Resulta imposible ignorar que, durante los últimos meses, el proceso para elegir a quienes impartirán justicia en nuestro país ha ocupado un lugar central en el debate público.
Además de las incontables posturas encontradas, se han expuesto argumentos que abarcan desde la teoría constitucional hasta las implicaciones presupuestales, generando un torrente de opiniones convergentes y divergentes que, a pesar de sus matices, coinciden en un punto: México atraviesa un momento decisivo.
La reforma al Poder Judicial, vigente desde el 16 de septiembre pasado, abrió una ventana incomparable al visibilizar los problemas estructurales de un poder del Estado que, por décadas, pareció intocable.
Asimismo, dio forma a un nuevo paradigma en el que los ministros, magistrados y jueces dejaron de ser figuras remotas para convertirse en actores cuya cercanía —y eventual rendición de cuentas— concentra la atención ciudadana.
Thomas Kuhn, en La estructura de las revoluciones científicas, explicaba que una revolución no nos transporta de un mundo a otro, sino que nos enseña a observar la realidad con lentes distintos.
Precisamente eso sucede hoy: la lente ciudadana enfoca aspectos del Poder Judicial antes invisibles y esa nueva mirada redefine la manera en que concebimos la justicia.
No obstante, este viraje teórico se traducirá en un avance tangible únicamente si la ciudadanía convierte su interés en acción colectiva.
Por lo tanto, es oportuno recordar que el próximo domingo primero de junio tenemos una cita histórica con las urnas.
Ese día, mediante nuestro voto, determinaremos el rumbo de la justicia para los años venideros y consolidaremos —o desdibujaremos— la promesa de una judicatura realmente accesible y representativa.
Debido a ello, conviene reconocer la magnitud logística y humana detrás de la jornada.
Desde luego, la democracia no se improvisa.

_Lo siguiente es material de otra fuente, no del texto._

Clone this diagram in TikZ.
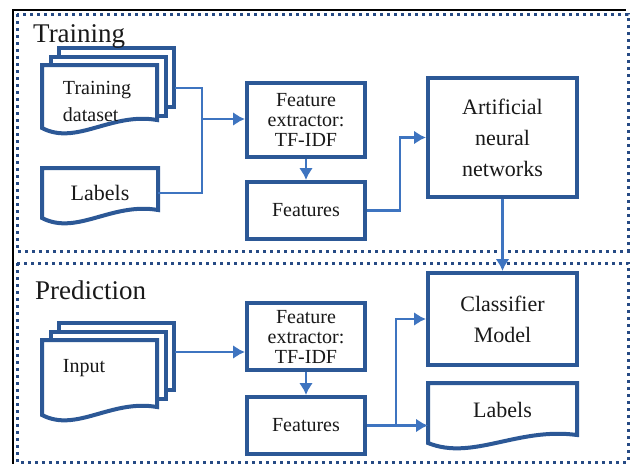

Consejeras y consejeros del Instituto Nacional Electoral, personal de capacitación, supervisoras, escrutadores y miles de ciudadanas y ciudadanos sorteados han invertido tiempo, energía y recursos materiales para que, al acudir a nuestra casilla, encontremos papeletas, mamparas y listas nominales íntegras.
Igualmente, un cúmulo innumerable de ciudadanos han afinado procedimientos de conteo y fiscalización para blindar la legitimidad del resultado.
Sin embargo, el mérito no se agota en la proeza organizativa.
En un plano simbólico, el primero de junio enviará al mundo un mensaje contundente: México puede someter a escrutinio popular uno de los poderes más herméticos sin sacrificar su compromiso con la pluralidad y el orden constitucional.
Como advirtió el magistrado Felipe de la Mata Pizaña, esta experiencia colocará a nuestro país como referente internacional sobre cómo elegir a las y los impartidores de justicia.
No obstante, conviene matizar. En efecto, muchas voces cuestionan el diseño institucional de la reforma: algunas señalan los riesgos de politizar el nombramiento de jueces; otras alertan sobre la posibilidad de campañas de desprestigio o la tentación de grupos de interés por capturar tribunales.
Aun así, negarlo no desharía la realidad.
Hoy la única vía responsable para transformar a nuestro Poder Judicial consiste en participar y vigilar, porque con nuestro voto materializamos —y disciplinamos— el mandato de elección popular.
En particular, ese voto ratificará que nuestro país está listo para profundizar su democracia más allá de los poderes tradicionales.
Asimismo, nuestra participación en la jornada comicial del primero de junio honrará las luchas históricas de juristas, activistas y movimientos sociales que exigieron una justicia transparente, cercana y confiable.
Tal conquista no es menor: significa que, por primera vez, la toga deja de ser un símbolo inaccesible y se convierte en un contrato social refrendado en las urnas.
Renunciar a esta cita que tenemos con la historia implicaría posponer la democratización de la justicia, quizá por generaciones, y permitir que inercias elitistas sigan dictando quién juzga y cómo se juzga.
Por el contrario, acudir a votar no solo fortalece la reforma, sino que anima a futuras correcciones, ajustes y perfeccionamientos respaldados por la legitimidad ciudadana.
En conclusión, el primero de junio no es una fecha cualquiera; es el día en que elegiremos el modelo de justicia que deseamos heredar.
Nuestra participación definirá si la reforma judicial se recuerda como un parteaguas exitoso o como una oportunidad desaprovechada.
De nosotros depende que el cambio no quede en el papel, sino que se traduzca en sentencias imparciales, procesos expeditos y derechos humanos protegidos.
Tenemos, pues, una cita histórica con la justicia: hagamos que nuestro voto cuente.